I’ll kick off this review by laying all my cards on the table and confessing my undying love for 1995’s Mighty Morphin’ Power Rangers: The Movie. The film, more so even than the original Mighty Morphin’ era TV show, was the property that received all of the screen time in my personal six year old universe. In the right mood, and with the right amount of vodka in me, I could still probably quote that movie word for word. However, I am 100% aware that whilst I love the Power Rangers, I know full well that the quality of the works have never been particularly enviable. It was for this very reason, however, that I treated this particular franchise reboot with less trepidation than, for example, Beauty And The Beast, and simply entered the theatre with childish excitement and a secret hope of hearing the iconic theme tune once again.

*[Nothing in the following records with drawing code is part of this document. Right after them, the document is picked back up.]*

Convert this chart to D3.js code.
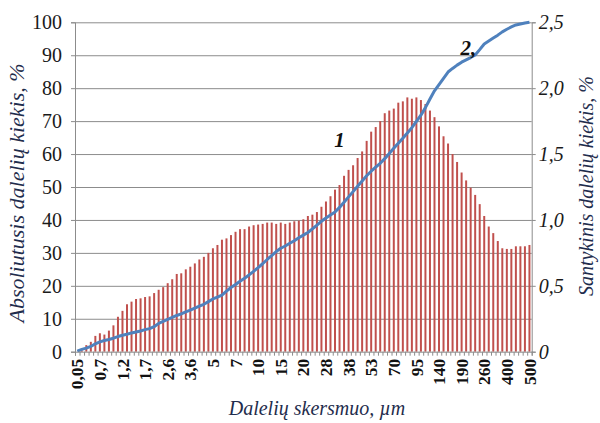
<!DOCTYPE html>
<html>
<head>
<meta charset="utf-8">
<script src="https://cdn.jsdelivr.net/npm/d3@7"></script>
<style>
  html, body { margin: 0; padding: 0; background: #fff; }
  svg { display: block; font-family: "Liberation Serif", "Times New Roman", serif; }
</style>
</head>
<body>
<svg id="chart" width="600" height="423"></svg>
<script>
// Size-class tick labels (one label every 5th class), µm
const tickLabels = ["0,05", "0,7", "1,2", "1,7", "2,6", "3,6", "5", "7", "10", "15", "20",
                    "28", "38", "53", "70", "95", "140", "190", "260", "400", "500"];

// Relative amount per size class, % (right axis) — series 1
const relative = [
  0, 0.01, 0.05, 0.075, 0.12, 0.14, 0.13, 0.16, 0.20, 0.265,
  0.31, 0.36, 0.38, 0.40, 0.405, 0.415, 0.42, 0.445, 0.47, 0.49,
  0.52, 0.55, 0.59, 0.595, 0.625, 0.645, 0.67, 0.70, 0.72, 0.75,
  0.785, 0.81, 0.85, 0.86, 0.885, 0.91, 0.93, 0.93, 0.95, 0.96,
  0.965, 0.97, 0.98, 0.98, 0.97, 0.98, 0.97, 0.98, 0.99, 0.995,
  1.005, 1.03, 1.04, 1.06, 1.10, 1.14, 1.18, 1.23, 1.265, 1.335,
  1.38, 1.415, 1.47, 1.52, 1.60, 1.67, 1.705, 1.75, 1.81, 1.83,
  1.845, 1.89, 1.90, 1.93, 1.92, 1.93, 1.91, 1.88, 1.83, 1.78,
  1.71, 1.635, 1.58, 1.50, 1.44, 1.36, 1.30, 1.245, 1.19, 1.12,
  1.03, 0.95, 0.90, 0.84, 0.785, 0.78, 0.78, 0.80, 0.80, 0.80,
  0.81
];

// Cumulative (absolute) amount, % (left axis) — series 2
const cumulative = [
  0.2, 0.7, 1.1, 1.6, 2.4, 3.0, 3.4, 3.7, 4.1, 4.6,
  5.0, 5.3, 5.7, 6.0, 6.3, 6.7, 7.0, 7.6, 8.6, 9.2,
  9.8, 10.4, 11.0, 11.5, 12.1, 12.6, 13.2, 13.8, 14.4, 15.2,
  16.0, 16.6, 17.2, 18.4, 19.5, 20.4, 21.4, 22.3, 23.3, 24.4,
  25.5, 26.7, 28.0, 29.2, 30.4, 31.4, 32.1, 32.9, 33.7, 34.6,
  35.4, 36.2, 37.3, 38.4, 39.6, 40.6, 41.5, 42.4, 43.8, 45.4,
  47.0, 48.6, 50.2, 51.8, 53.4, 54.8, 56.0, 57.2, 58.6, 60.2,
  61.8, 63.3, 64.8, 66.4, 68.0, 69.9, 71.8, 74.1, 76.7, 79.2,
  81.1, 83.0, 84.9, 86.0, 87.0, 87.9, 88.6, 89.3, 90.1, 91.7,
  93.4, 94.3, 95.2, 96.1, 97.1, 97.9, 98.6, 99.2, 99.5, 99.8,
  100
];

const leftTicks = [0, 10, 20, 30, 40, 50, 60, 70, 80, 90, 100];
const rightTicks = [0, 0.5, 1.0, 1.5, 2.0, 2.5];
const labelEvery = 5;

const svg = d3.select("#chart");
const plot = { left: 75, right: 531.7, top: 22.3, bottom: 351.7 };
const n = relative.length;

const x = d3.scaleBand().domain(d3.range(n)).range([plot.left, plot.right]).padding(0);
const xEdge = d3.scaleLinear().domain([0, n]).range([plot.left, plot.right]);
const xMid = i => xEdge(i + 0.5);
const yLeft = d3.scaleLinear().domain([0, 100]).range([plot.bottom, plot.top]);
const yRight = d3.scaleLinear().domain([0, 2.5]).range([plot.bottom, plot.top]);

const gridColor = "#8c8c8c";
const fmtComma = d => d === 0 ? "0" : d3.format(".1f")(d).replace(".", ",");

// Horizontal gridlines
svg.append("g")
  .attr("transform", `translate(${plot.left},0)`)
  .call(d3.axisLeft(yLeft).tickValues(leftTicks.slice(1)).tickSize(-(plot.right - plot.left)).tickFormat(""))
  .call(g => g.select(".domain").remove())
  .call(g => g.selectAll("line").attr("stroke", gridColor).attr("stroke-width", 1));

// Bars — relative amount
const barW = x.bandwidth() * 0.44;
svg.append("g").selectAll("rect")
  .data(relative)
  .join("rect")
  .attr("x", (d, i) => x(i) + x.bandwidth() / 2 - barW / 2)
  .attr("y", d => yRight(d))
  .attr("width", barW)
  .attr("height", d => yRight(0) - yRight(d))
  .attr("fill", "#c0504d");

// Cumulative line
const line = d3.line()
  .x((d, i) => x(i) + x.bandwidth() / 2)
  .y(d => yLeft(d));
svg.append("path")
  .datum(cumulative)
  .attr("d", line)
  .attr("fill", "none")
  .attr("stroke", "#4f81bd")
  .attr("stroke-width", 3)
  .attr("stroke-linejoin", "round");

// Left axis
svg.append("g")
  .attr("transform", `translate(${plot.left},0)`)
  .call(d3.axisLeft(yLeft).tickValues(leftTicks).tickSize(4).tickPadding(9))
  .call(g => g.select(".domain").attr("stroke", gridColor))
  .call(g => g.selectAll("line").attr("stroke", gridColor))
  .call(g => g.selectAll("text")
    .attr("font-family", "Liberation Serif, Times New Roman, serif")
    .attr("font-size", 20).attr("fill", "#1a1a1a"));

// Right axis
svg.append("g")
  .attr("transform", `translate(${plot.right},0)`)
  .call(d3.axisRight(yRight).tickValues(rightTicks).tickSize(4).tickPadding(3).tickFormat(fmtComma))
  .call(g => g.select(".domain").attr("stroke", gridColor))
  .call(g => g.selectAll("line").attr("stroke", gridColor))
  .call(g => g.selectAll("text")
    .attr("font-family", "Liberation Serif, Times New Roman, serif")
    .attr("font-style", "italic")
    .attr("font-size", 20).attr("fill", "#1a1a1a"));

// Bottom axis: tick marks at class boundaries
svg.append("g")
  .attr("transform", `translate(0,${plot.bottom})`)
  .call(d3.axisBottom(xEdge).tickValues(d3.range(0, n + 1)).tickSize(4).tickFormat(""))
  .call(g => g.select(".domain").attr("stroke", gridColor))
  .call(g => g.selectAll("line").attr("stroke", gridColor));

// Bottom axis: rotated size labels
svg.append("g")
  .attr("transform", `translate(0,${plot.bottom})`)
  .call(d3.axisBottom(x)
    .tickValues(d3.range(0, n, labelEvery))
    .tickSize(0)
    .tickFormat(i => tickLabels[i / labelEvery]))
  .call(g => g.select(".domain").remove())
  .call(g => g.selectAll("text")
    .attr("font-family", "Liberation Serif, Times New Roman, serif")
    .attr("font-weight", "bold")
    .attr("font-size", 17.5)
    .attr("fill", "#111")
    .attr("text-anchor", "end")
    .attr("transform", "rotate(-90)")
    .attr("x", -7)
    .attr("y", 0)
    .attr("dy", "0.35em"));

// Axis titles
const titleStyle = (s, size) => s
  .attr("font-family", "Liberation Serif, Times New Roman, serif")
  .attr("font-style", "italic")
  .attr("font-size", size)
  .attr("fill", "#1f2d4d")
  .attr("text-anchor", "middle");

svg.append("text")
  .attr("transform", "translate(24,193) rotate(-90)")
  .text("Absoliutusis dalelių kiekis, %")
  .call(titleStyle, 22);

svg.append("text")
  .attr("transform", "translate(593,186) rotate(-90)")
  .text("Santykinis dalelių kiekis, %")
  .call(titleStyle, 20);

svg.append("text")
  .attr("x", 317).attr("y", 415)
  .text("Dalelių skersmuo, µm")
  .call(titleStyle, 20);

// Series markers "1" and "2,"
const tag = (i, v, t) => svg.append("text")
  .attr("x", xMid(i))
  .attr("y", yLeft(v))
  .attr("text-anchor", "middle")
  .attr("font-family", "Liberation Serif, Times New Roman, serif")
  .attr("font-style", "italic")
  .attr("font-weight", "bold")
  .attr("font-size", 21)
  .attr("fill", "#111")
  .text(t);
tag(58, 62, "1");
tag(86.5, 90, "2,");
</script>
</body>
</html>
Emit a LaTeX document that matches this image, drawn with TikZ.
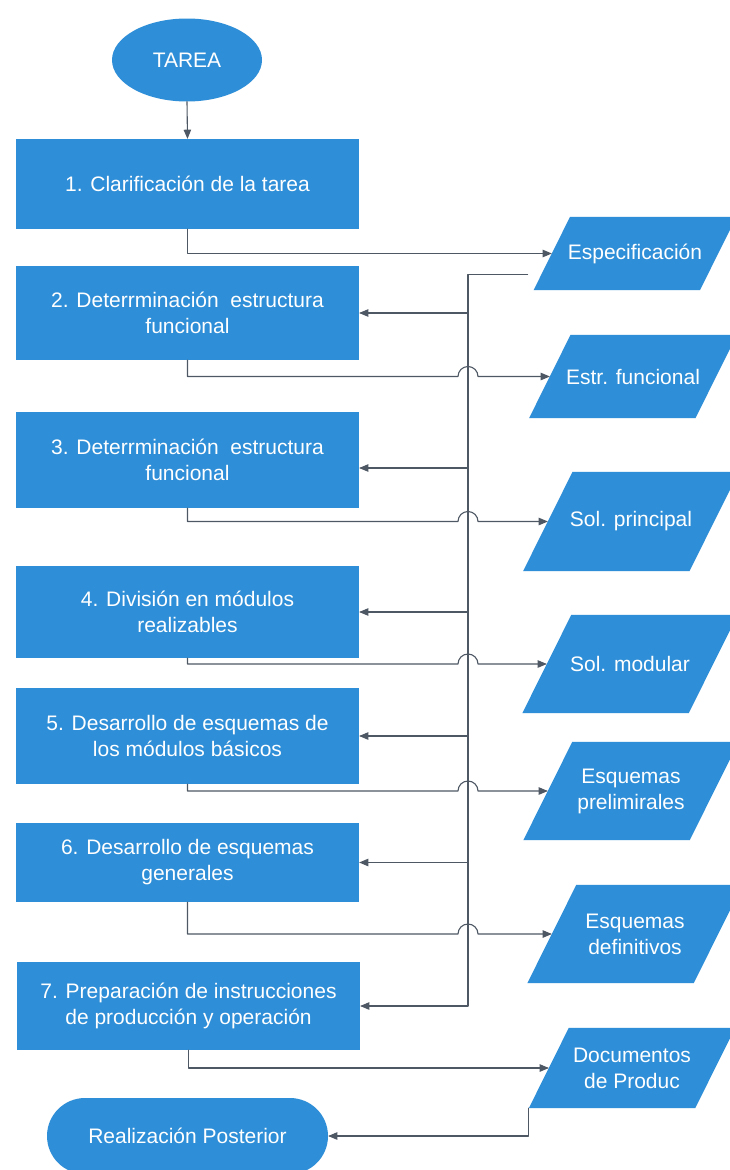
\documentclass[tikz,border=0pt]{standalone}
\usepackage{fontspec}
\setmainfont{Liberation Sans}
\usepackage{tikz}
\usetikzlibrary{arrows}
\usetikzlibrary{shapes.geometric}
\usetikzlibrary{backgrounds}
\definecolor{azul}{RGB}{46,142,215}
\definecolor{linea}{RGB}{78,88,100}
\tikzset{
  bloque/.style={fill=azul,text=white,align=center,font=\fontsize{21}{26}\selectfont},
  proceso/.style={bloque,minimum width=343pt},
  datos/.style={bloque,fill=none,minimum width=166pt,inner sep=0pt},
  flujo/.style={color=linea,line width=1.1pt}
}
\begin{document}
\begin{tikzpicture}[line cap=round,line join=round,>=triangle 45,x=1pt,y=1pt]
      \useasboundingbox (0,0) rectangle (729,-1170);
      \node[bloque,ellipse,minimum width=150pt,minimum height=83pt] (tarea) at (187,-60) {TAREA};
      \node[proceso,minimum height=90pt] (b1) at (187.5,-184) {1. Clarificación de la tarea};
      \node[proceso,minimum height=94pt] (b2) at (187.5,-313) {2. Deterrminación\ \ estructura\\funcional};
      \node[proceso,minimum height=96pt] (b3) at (187.5,-460) {3. Deterrminación\ \ estructura\\funcional};
      \node[proceso,minimum height=92pt] (b4) at (187.5,-612) {4. División en módulos\\realizables};
      \node[proceso,minimum height=96pt] (b5) at (187.5,-736) {5. Desarrollo de esquemas de\\los módulos básicos};
      \node[proceso,minimum height=79pt] (b6) at (187.5,-862.5) {6. Desarrollo de esquemas\\generales};
      \node[proceso,minimum height=88pt] (b7) at (188.5,-1006) {7. Preparación de instrucciones\\de producción y operación};
      \node[bloque,rounded corners=38pt,minimum width=281pt,minimum height=76pt] (fin) at (187.5,-1136) {Realización Posterior};
      \node[datos,minimum height=73pt] (espec) at (635,-253.5) {Especificación};
      \node[datos,minimum height=83pt] (estr) at (633,-376.5) {Estr. funcional};
      \node[datos,minimum height=99pt] (solp) at (631,-521.5) {Sol. principal};
      \node[datos,minimum height=98pt] (solm) at (630,-664) {Sol. modular};
      \node[datos,minimum height=98pt] (esqp) at (631,-791) {Esquemas\\prelimirales};
      \node[datos,minimum height=98pt] (esqd) at (635,-934) {Esquemas\\definitivos};
      \node[datos,minimum height=80pt] (docs) at (632,-1068) {Documentos\\de Produc};
      \begin{scope}[on background layer]
      \fill[white] (0,0) rectangle (729,-1170);
      \foreach \d/\s in {espec/18.25,estr/20.75,solp/24.75,solm/24.5,esqp/24.5,esqd/24.5,docs/20}
      \fill[azul] ([xshift=-\s pt]\d.south west) -- ([xshift=-\s pt]\d.south east) -- ([xshift=\s pt]\d.north east) -- ([xshift=\s pt]\d.north west) -- cycle;
      \end{scope}
      \draw[flujo,->] (tarea.south) -- (b1.north);
      \draw[flujo,->] (b1.south) |- (espec.west);
      \coordinate (fb) at ([shift={(-24.25,16)}]espec.south west);
      \coordinate (vl) at (fb -| 468,0);
      \draw[flujo,->] (fb) -- (vl) |- (b7.east);
      \foreach \b in {b2,b4,b5,b6}
      \draw[flujo,->] (vl |- \b.east) -- (\b.east);
      \coordinate (e3) at ([yshift=-8pt]b3.east);
      \draw[flujo,->] (vl |- e3) -- (e3);
      \foreach \b/\d in {b2/estr,b3/solp,b4/solm,b5/esqp,b6/esqd}{
      \coordinate (h) at (vl |- \d.west);
      \draw[flujo,->] (\b.south) |- ([xshift=-10pt]h) arc[start angle=180,end angle=0,radius=10pt] -- (\d.west);
      }
      \draw[flujo,->] (b7.south) |- (docs.west);
      \draw[flujo,->] ([xshift=-20pt]docs.south west) |- (fin.east);
    \end{tikzpicture}
\end{document}
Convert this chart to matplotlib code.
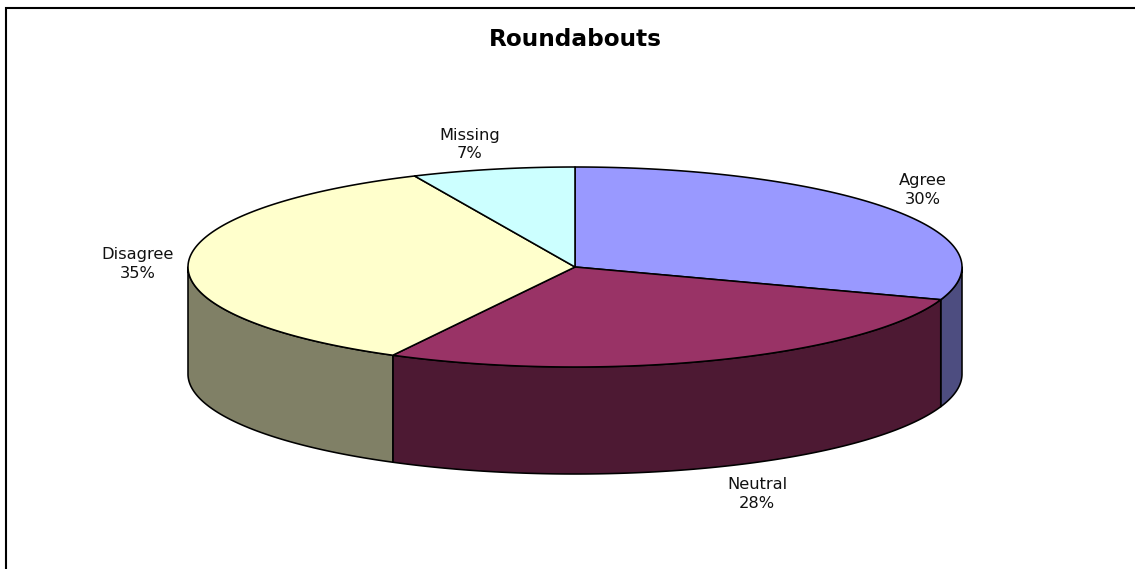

Let’s be real, if you were looking for a rich tapestry of astounding cinematic action and superhero mythology, you should have never arrived at the Power Rangers. The plots were hella ropey then, they are hella ropey now, and to be honest I didn’t care when I was 5, and I still don’t care at 27. This 2017 re-imagining of our beloved colourful troop tells the story of five teenagers in Angel Grove, all of whom, one way or another, you could label to be misfits and outsiders. The film absolutely has The Breakfast Club to thank for the dynamic of the group, the majority of them even meeting for the first time in weekend detention, and it’s the human, coming-of-age element of the story from a star quarterback fallen from grace to a tech geek coping with autism to a Latina struggling with her sexuality that adds a really very endearing heart to the proceedings. Massive, massive props to the film for portraying the first instances of both autistic and LGBT superheroes in a blockbuster. No matter how pedestrian or forgettable the overall package is, that is one hell of a step forward.
Have you noticed how we are halfway through the review and I haven’t even mentioned the plot yet? That’s because it really, really doesn’t matter. All the old favourites are back in new clothes, from Alpha 5 (Bill Hader) to Zordon (Bryan Cranston) to main villain Rita Repulsa (Elizabeth Banks), and everybody is getting up to ‘destroy the world/save the world’ business that is neither fully explained nor developed. Rita resurfaces in search of a crystal hidden deep in the Earth that once disturbed will kill all of mankind, our new set of heroes conveniently come across the belongings and lair of the old Power Rangers, seemingly deemed by fate to be the new breed of world protectors. Bla bla bla, training montage, obstacles, big fight, false ending, bigger fight, victory, yay. You know how this goes. Listen, have I seen better superhero narratives? Absolutely. Have I seen better superhero villains? Absolutely. Do I care in the overall scheme of things? Absolutely not.
Call it my liberal sensitivities, call it my preference for character endearment or my preference for the coming-of-age genre. Call it the fact that I had zero expectations going in to theatre. Whatever you choose to call it, the fact is that I actually had a fun time watching Power Rangers. Any blockbuster film that includes themes outside of its usual remit like the LGBT community and autism, let alone putting those themes front and centre in the form of two of its leading characters, wins extra points in my book.
Our new generation of Power Rangers are played by Dacre Montgomery (Jason/Red), Naomi Scott (Kimberly/Pink), RJ Cyler (Billy/Blue), Becky G (Trini/Yellow) and Ludi Lin (Zack/Black), and despite a few looking much too old for their high school age characters, all do a pretty solid job of keeping the audience engaged and invested enough to finish the ride. There’s no doubt that RJ Cyler as Billy Cranston is head and shoulders above the rest. Having loved him in Me And Earl And The Dying Girl, I was already aware of his talent, and as Billy, the tech loving geek who sits somewhere on the autism spectrum, he definitely provides the most endearing performance of the central five, a real charm and warmth of humour for the audience to connect with.
Though there is no doubt that she is having the time of her campy life in the role of Rita Repulsa, it is during Elizabeth Bank’s villainous scenes that you are reminded most strongly the film you are watching isn’t particularly good. Without even attempting to delve in to the problem of whitewashing the originally Japanese role, there is nothing inventive about this incarnation of Rita, but in Bank’s defence, Rita Repulsa, though iconic, has always been a dumpster fire of a villain, much like every other ‘bad guy’ in Power Rangers history (except Ivan Ooze, I’ll fight any fool over that until the day I die.)
Overall, Power Rangers is yet another middling franchise reboot to add to the never ending list, and no matter how many mean one or two star reviews you read from critics far snottier than myself, I’m here to tell you that whilst it is nowhere near being a great movie, it’s also nowhere near offensive enough to be classed as a stinker either. I cannot congratulate the filmmakers enough for making the bold character decisions that they did, that aspect of the picture alone elevates it by a significant amount.